What the task asks: Reply with one number: the count of lines in the data that hold the string "this".

Recorded information:
_ _ _ _ _ _ _
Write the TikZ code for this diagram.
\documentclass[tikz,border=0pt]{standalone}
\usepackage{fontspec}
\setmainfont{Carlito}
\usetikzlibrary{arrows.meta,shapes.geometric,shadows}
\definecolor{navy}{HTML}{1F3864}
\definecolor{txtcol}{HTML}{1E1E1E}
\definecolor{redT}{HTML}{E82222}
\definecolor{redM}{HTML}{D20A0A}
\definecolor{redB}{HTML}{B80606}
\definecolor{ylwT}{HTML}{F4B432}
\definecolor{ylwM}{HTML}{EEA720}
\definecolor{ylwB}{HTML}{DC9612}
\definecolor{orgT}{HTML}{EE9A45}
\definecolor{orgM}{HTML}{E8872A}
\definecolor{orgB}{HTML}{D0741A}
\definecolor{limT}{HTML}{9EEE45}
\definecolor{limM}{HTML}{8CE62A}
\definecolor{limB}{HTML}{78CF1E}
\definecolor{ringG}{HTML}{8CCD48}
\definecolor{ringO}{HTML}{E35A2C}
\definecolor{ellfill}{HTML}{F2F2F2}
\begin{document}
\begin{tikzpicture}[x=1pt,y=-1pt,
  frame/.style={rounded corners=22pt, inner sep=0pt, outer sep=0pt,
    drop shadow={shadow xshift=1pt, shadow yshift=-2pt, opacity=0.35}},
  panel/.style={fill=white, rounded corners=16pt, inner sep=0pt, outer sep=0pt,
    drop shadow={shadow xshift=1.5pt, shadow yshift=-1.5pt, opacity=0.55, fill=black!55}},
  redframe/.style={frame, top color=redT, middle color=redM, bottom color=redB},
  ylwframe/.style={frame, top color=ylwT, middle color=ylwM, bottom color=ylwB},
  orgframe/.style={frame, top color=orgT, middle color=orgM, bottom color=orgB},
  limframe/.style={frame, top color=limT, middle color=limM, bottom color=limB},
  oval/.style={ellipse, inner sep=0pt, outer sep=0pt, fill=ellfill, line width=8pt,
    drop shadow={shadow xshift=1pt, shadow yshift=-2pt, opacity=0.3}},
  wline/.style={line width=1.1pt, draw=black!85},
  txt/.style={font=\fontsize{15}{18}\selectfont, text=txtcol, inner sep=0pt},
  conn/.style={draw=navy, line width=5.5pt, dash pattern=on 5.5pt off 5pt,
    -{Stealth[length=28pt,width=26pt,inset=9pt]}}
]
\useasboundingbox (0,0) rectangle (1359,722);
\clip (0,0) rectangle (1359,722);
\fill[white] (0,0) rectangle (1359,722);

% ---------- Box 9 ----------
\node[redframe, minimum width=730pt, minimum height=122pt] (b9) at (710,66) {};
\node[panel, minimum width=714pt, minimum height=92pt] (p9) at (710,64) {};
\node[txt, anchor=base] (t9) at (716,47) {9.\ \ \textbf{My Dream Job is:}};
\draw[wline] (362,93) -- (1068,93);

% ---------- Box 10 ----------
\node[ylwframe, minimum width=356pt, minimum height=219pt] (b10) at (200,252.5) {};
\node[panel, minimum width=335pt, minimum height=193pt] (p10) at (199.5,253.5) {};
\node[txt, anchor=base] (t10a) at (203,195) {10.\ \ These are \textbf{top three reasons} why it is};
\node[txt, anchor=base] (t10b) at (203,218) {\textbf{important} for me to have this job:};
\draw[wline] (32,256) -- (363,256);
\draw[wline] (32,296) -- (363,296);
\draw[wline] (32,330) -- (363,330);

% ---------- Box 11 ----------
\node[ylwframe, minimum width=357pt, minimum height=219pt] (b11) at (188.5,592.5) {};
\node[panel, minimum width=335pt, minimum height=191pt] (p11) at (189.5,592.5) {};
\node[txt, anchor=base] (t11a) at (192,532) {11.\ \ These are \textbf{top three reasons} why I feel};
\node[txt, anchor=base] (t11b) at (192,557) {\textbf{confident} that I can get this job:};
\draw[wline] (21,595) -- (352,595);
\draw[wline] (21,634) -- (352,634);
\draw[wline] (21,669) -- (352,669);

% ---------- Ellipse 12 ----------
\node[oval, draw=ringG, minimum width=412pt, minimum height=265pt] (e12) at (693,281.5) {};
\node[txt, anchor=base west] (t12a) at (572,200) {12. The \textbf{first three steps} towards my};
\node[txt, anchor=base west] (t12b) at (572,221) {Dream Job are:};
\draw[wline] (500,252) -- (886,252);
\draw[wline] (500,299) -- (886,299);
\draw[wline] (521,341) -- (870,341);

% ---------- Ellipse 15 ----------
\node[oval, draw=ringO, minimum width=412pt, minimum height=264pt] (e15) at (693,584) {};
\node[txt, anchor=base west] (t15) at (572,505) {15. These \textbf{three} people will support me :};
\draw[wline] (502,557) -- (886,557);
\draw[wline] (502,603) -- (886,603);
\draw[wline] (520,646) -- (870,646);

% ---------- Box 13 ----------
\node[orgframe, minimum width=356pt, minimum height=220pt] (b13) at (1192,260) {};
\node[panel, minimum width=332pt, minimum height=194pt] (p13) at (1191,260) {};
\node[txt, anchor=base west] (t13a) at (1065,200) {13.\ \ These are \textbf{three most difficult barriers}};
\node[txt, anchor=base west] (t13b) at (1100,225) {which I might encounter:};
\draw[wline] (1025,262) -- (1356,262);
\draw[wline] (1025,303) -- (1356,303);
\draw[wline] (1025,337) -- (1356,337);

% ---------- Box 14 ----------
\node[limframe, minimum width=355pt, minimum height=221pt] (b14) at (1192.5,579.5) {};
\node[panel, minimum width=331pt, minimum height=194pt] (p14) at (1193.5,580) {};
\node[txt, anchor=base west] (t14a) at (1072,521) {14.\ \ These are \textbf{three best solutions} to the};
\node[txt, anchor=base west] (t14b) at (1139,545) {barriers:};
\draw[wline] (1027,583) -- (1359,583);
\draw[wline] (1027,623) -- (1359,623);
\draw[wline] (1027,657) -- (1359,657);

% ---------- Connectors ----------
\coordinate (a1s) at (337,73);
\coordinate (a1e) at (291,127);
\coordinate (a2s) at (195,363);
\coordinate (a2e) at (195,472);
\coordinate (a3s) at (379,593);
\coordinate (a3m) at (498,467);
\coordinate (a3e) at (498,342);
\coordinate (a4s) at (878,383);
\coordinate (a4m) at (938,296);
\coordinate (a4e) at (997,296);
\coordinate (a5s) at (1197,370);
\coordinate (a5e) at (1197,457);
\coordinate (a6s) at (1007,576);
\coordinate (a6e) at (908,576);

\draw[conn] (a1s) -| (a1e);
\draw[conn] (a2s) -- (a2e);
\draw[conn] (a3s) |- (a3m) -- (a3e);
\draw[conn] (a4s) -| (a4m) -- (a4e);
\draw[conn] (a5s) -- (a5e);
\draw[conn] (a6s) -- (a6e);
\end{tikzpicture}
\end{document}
_ _ _ _ _ _ _
Task result: 3